MWC Freshman of the Year — Anthony Drmic, Boise State freshman guard/forward (9.1 ppg, 5.4 rpg)
The candidate pool for this one is a bit thin, as coming into the season, many expected New Mexico’s Australian import, Hugh Greenwood, to run away with this award. Greenwood’s transition to the American game took a bit longer than expected, and it came down to a race between two members of the league’s youngest team. Wing Drmic barely edges out his point guard, Derrick Marks, who emerged late in the season. Either way, both are impressive young players, and both could end up in pursuit of more postseason accolades a year from now if they steadily build off of outstanding rookie campaigns.

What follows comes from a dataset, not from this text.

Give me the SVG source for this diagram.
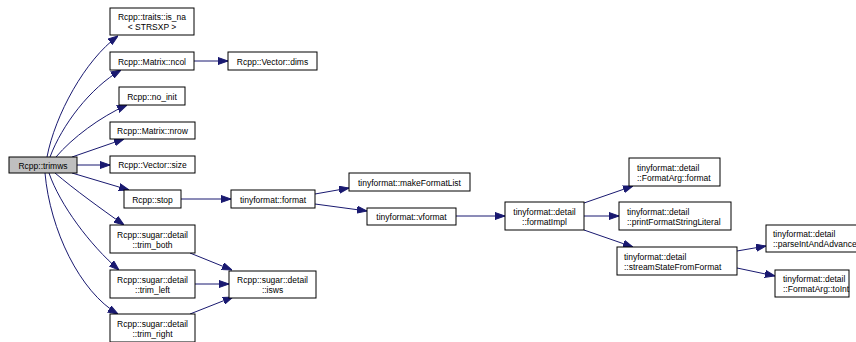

MWC Coach of the Year — Steve Fisher, San Diego State
In reality, this is a no-brainer, too. Fisher lost four starters off of a team that won 34 games and went to the Sweet Sixteen a year ago. Among them were all three members of the one of the nation’s strongest frontcourts — including a first-round NBA draft pick in Kawhi Leonard — and veteran point guard D.J. Gay, who was the team’s unquestioned backbone. In a year labeled as a rebuilding project for Fisher before a huge infusion of talent and frontcourt depth takes effect next season, the Aztecs completely overachieved. Their roster was filled with unproven commodities and lacked size coming in. So, how did they succeed? San Diego State established itself early as the toughest team in the league mentally, and in turn was almost incredibly difficult to take down when at full strength. That’s the byproduct of establishing a specific type of culture within a program, and Fisher can be credited for doing so. Now, it’s a program that will be expected to win consistently for years to come. And there’s a good chance that this won’t be the last time Fisher grabs this award before he retires. Fisher earned national Coach of the Year honors a year ago, but getting the league nod this season, given the situation as a whole, might be even more impressive.